HH: Thinking about it now, all the places in which you have curated somehow pull us back to colonial histories. But also, these spaces get used in very contemporary ways that don’t necessarily want those histories to be at the forefront of every conversation.
GF: The actual physical spaces? Yes, the infrastructure at the National Art Gallery, which was an Apartheid era building that for a long time was only for white people.
HH: Yes, and then moving into the private sector and renting a space from an old German family who had owned the property for generations. The buildings there all dated back to the German colonial era.
GF: Yes, and then curating for the Goethe Insitut which represents some of Germany’s current, less negative, presence in the country today. That’s the thing. People say that colonialism ended a long time ago but the repercussions are so deep that it really is everywhere you look in Windhoek. The disparity of wealth and its distribution means that we only really curated on one side of town, which is also not coincidental. The available spaces are not as easy to find in Katutura. That being said, people are doing incredible work beyond the centre of town.
HH: Perhaps you could talk a little bit about your role as a curator? Is there a gallery or curator that you would like to model your work on?

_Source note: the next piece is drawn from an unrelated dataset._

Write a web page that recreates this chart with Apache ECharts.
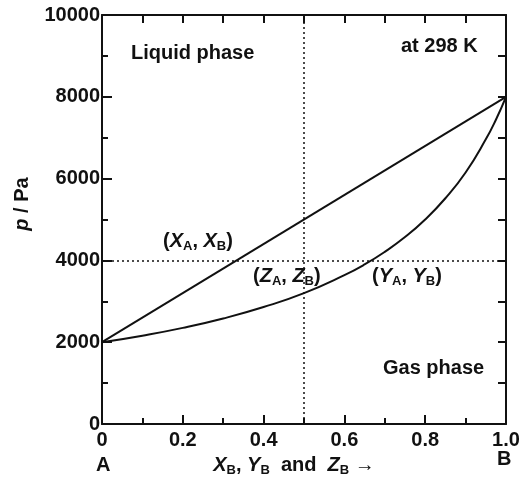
<!DOCTYPE html>
<html>
<head>
<meta charset="utf-8">
<script src="https://cdn.jsdelivr.net/npm/echarts@6/dist/echarts.min.js"></script>
<style>
  html, body { margin: 0; padding: 0; background: #fff; }
  #chart { width: 527px; height: 485px; }
</style>
</head>
<body>
<div id="chart"></div>
<script>
// liquid line (bubble curve), straight from pA to pB
const liquidX = [0, 1]
const liquidP = [2000, 8000]
// vapour curve (dew curve)
const vapourX = [0, 0.1, 0.2, 0.3, 0.4, 0.5, 0.6, 0.65, 0.7, 0.75, 0.8, 0.85, 0.9, 0.95, 0.975, 1]
const vapourP = [2000, 2160, 2350, 2580, 2860, 3200, 3640, 3900, 4210, 4570, 5000, 5520, 6150, 6960, 7440, 8000]
// dotted guide lines
const guideX = 0.5
const guideP = 4000

const font = 'Liberation Sans, Arial, sans-serif'
const rich = {
  i: { fontFamily: font, fontWeight: 'bold', fontStyle: 'italic', fontSize: 20, color: '#111' },
  t: { fontFamily: font, fontWeight: 'bold', fontSize: 20, color: '#111' },
  s: { fontFamily: font, fontWeight: 'bold', fontSize: 13, color: '#111', padding: [10, 0, 0, 0] }
}

let myChart = echarts.init(document.getElementById('chart'))

function txt(left, top, text) {
  return {
    type: 'text',
    left: left,
    top: top,
    style: { text: text, rich: rich, font: 'bold 20px ' + font, fill: '#111' }
  }
}

let axisLine = { show: true, onZero: false, lineStyle: { color: '#111', width: 2 } }

let option = {
  animation: false,
  backgroundColor: '#fff',
  grid: { left: 102, right: 21, top: 15, bottom: 61 },
  xAxis: [
    {
      type: 'value',
      min: 0,
      max: 1,
      interval: 0.2,
      position: 'bottom',
      axisLine: axisLine,
      axisTick: { inside: true, length: 9, lineStyle: { color: '#111', width: 2 } },
      minorTick: { show: true, splitNumber: 2, length: 6, lineStyle: { color: '#111', width: 2 } },
      splitLine: { show: false },
      axisLabel: {
        margin: 6,
        fontFamily: font, fontWeight: 'bold', fontSize: 20, color: '#111',
        formatter: v => (v === 0 ? '0' : v.toFixed(1))
      },
      name: '{i|X}{s|B}{t|, }{i|Y}{s|B}{t|  and  }{i|Z}{s|B}{t| \u2192}',
      nameLocation: 'middle',
      nameGap: 30,
      nameTextStyle: { rich: rich, padding: [0, 20, 0, 0] }
    },
    {
      type: 'value',
      min: 0,
      max: 1,
      interval: 0.1,
      position: 'top',
      axisLine: axisLine,
      axisTick: { inside: true, length: 8, lineStyle: { color: '#111', width: 2 } },
      axisLabel: { show: false },
      splitLine: { show: false }
    }
  ],
  yAxis: [
    {
      type: 'value',
      min: 0,
      max: 10000,
      interval: 2000,
      position: 'left',
      axisLine: axisLine,
      axisTick: { inside: true, length: 10, lineStyle: { color: '#111', width: 2 } },
      minorTick: { show: true, splitNumber: 2, length: 6, lineStyle: { color: '#111', width: 2 } },
      splitLine: { show: false },
      axisLabel: {
        margin: 2,
        fontFamily: font, fontWeight: 'bold', fontSize: 20, color: '#111',
        formatter: v => String(v)
      }
    },
    {
      type: 'value',
      min: 0,
      max: 10000,
      interval: 1000,
      position: 'right',
      axisLine: axisLine,
      axisTick: { inside: true, length: 8, lineStyle: { color: '#111', width: 2 } },
      axisLabel: { show: false },
      splitLine: { show: false }
    }
  ],
  series: [
    {
      name: 'liquid',
      type: 'line',
      data: liquidX.map((x, i) => [x, liquidP[i]]),
      symbol: 'none',
      lineStyle: { color: '#111', width: 2 },
      markLine: {
        silent: true,
        symbol: 'none',
        label: { show: false },
        lineStyle: { color: '#111', width: 1.5, type: [2, 3] },
        data: [{ xAxis: guideX }, { yAxis: guideP }]
      }
    },
    {
      name: 'vapour',
      type: 'line',
      data: vapourX.map((x, i) => [x, vapourP[i]]),
      symbol: 'none',
      smooth: 0.5,
      lineStyle: { color: '#111', width: 2 }
    }
  ],
  graphic: [
    txt(131, 43, 'Liquid phase'),
    txt(401, 36, 'at 298 K'),
    txt(383, 358, 'Gas phase'),
    txt(163, 231, '{t|(}{i|X}{s|A}{t|, }{i|X}{s|B}{t|)}'),
    txt(253, 266, '{t|(}{i|Z}{s|A}{t|, }{i|Z}{s|B}{t|)}'),
    txt(372, 266, '{t|(}{i|Y}{s|A}{t|, }{i|Y}{s|B}{t|)}'),
    txt(96, 455, 'A'),
    txt(497, 449, 'B'),
    {
      // y axis title, rotated
      type: 'text',
      x: 22,
      y: 204,
      rotation: Math.PI / 2,
      style: {
        text: '{i|p}{t| / Pa}',
        rich: rich,
        align: 'center',
        verticalAlign: 'middle',
        fill: '#111'
      }
    }
  ]
}

myChart.setOption(option)
</script>
</body>
</html>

GF: Curators have moved quite far from the keepers of objects that they once were. In my experience, the time that I find that I most feel like I am doing what I am supposed to be doing, is when I am talking to artists, seeing work, talking about ideas. There is something very nice about listening and paying attention. If I try to distil it to something essential that I want to keep my focus on, it is that people make things and it takes a lot of effort. This isn’t meant to sound patronising at all. Being a curator means that you can be part of the very important conversations that go into these processes, and the shared musing on why it is that things get made and what they might mean.
In terms of role models, whenever I walk into galleries or museums, especially with the work I have been doing in my Masters, I am constantly looking at the space very critically. This can often be a bit negative, in that I seem to look first at what doesn’t work in my opinion. But then I suppose I use that to think about how it might be better, and then how that might translate to my own practice.
HH: But maybe it shouldn’t be any surprise really that institutions, especially those operating on a large scale might lose something along the way? They might have gained something in the excessive size of their collections but they could very easily lose their ability to do what you were talking about before, on a very human level quite generously communicate.
GF: Yes, I think that is why I find it difficult. There are some very interesting examples of co-curating happening. There are some museum spaces that are taking this on particularly when it comes to representing people’s histories. One of the things about the world of curation that I’m very aware of is how white and privileged it is, and I fall into that category too. In moving forward, it is important to take that awareness with me. My optimistic view of the future would be one where I was in a position that wasn’t dictated by an institution outside of my making. I would want to be in a position where I am able to maintain an independence that wouldn’t curtail my ability to connect. I would like to work on things that mean something to me and to people who deserve a lot of time and attention.